G is a graph with 5 vertices with degrees 3,4,5,6,7 (one each), n vertices with degree 2, and m vertices with degree 1.

Prove that G is planar.

I know that to prove G is planar, according to Kuratowski's and Wagner's theorems, I need to show it does not contain any minor of $K_5$ or $K_{3,3}$. But am unsure how to go about it.
For $K_5$, If I'm not wrong, I could use the fact there are only 4 vertices for which $deg_G(v)\geq4$, So it cannot contain a minor of $K_5$.
About $K_{3,3}$, maybe I could show that G contains an odd circle, therefore is not bipartite and does not contain any minor of a bipartite graph. But I do not know how to show it contains an odd circle.

I would appreciate any clarifications about this question! Thank you!

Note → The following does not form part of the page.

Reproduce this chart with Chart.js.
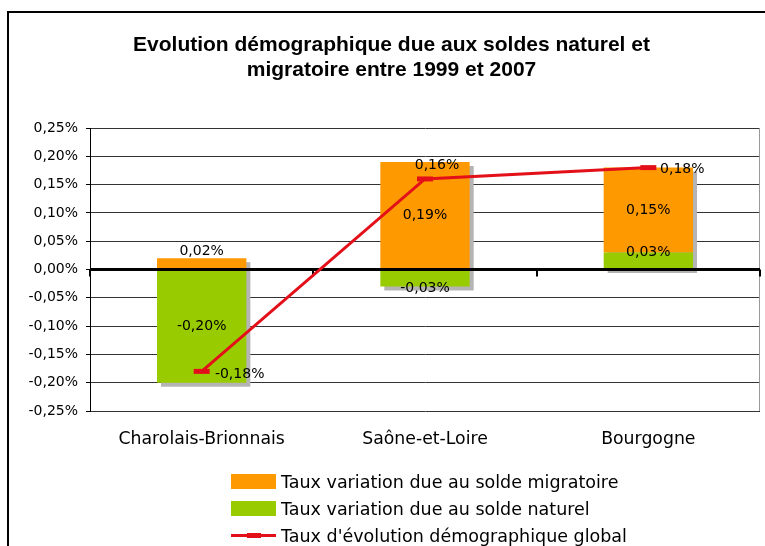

EDIT: Is it true that for G to include a minor of $K_{3,3}$ it needs to have at least 6 vertices with degree at least 3 each? If so, then it sorts that out for me. Thank you.

Answer 1

A graph satisfying the given degree conditions may be planarly embedded as follows:

1. Unsubdivide to remove degree-$2$ vertices
2. Remove degree-$1$ vertices
3. Find a planar embedding of the remaining graph, which now contains only those vertices which originally had degrees $3,4,5,6,7$. This is always possible: because of the originally degree-$3$ vertex this "core" (minus loops and with multiple edges identified) will now always be a subgraph of $K_5-e$, which is planar
4. Reverse step 2 (add back degree-$1$ vertices; this preserves planarity)
5. Reverse step 1 (subdivide edges to restore degree-$2$ vertices; this preserves planarity)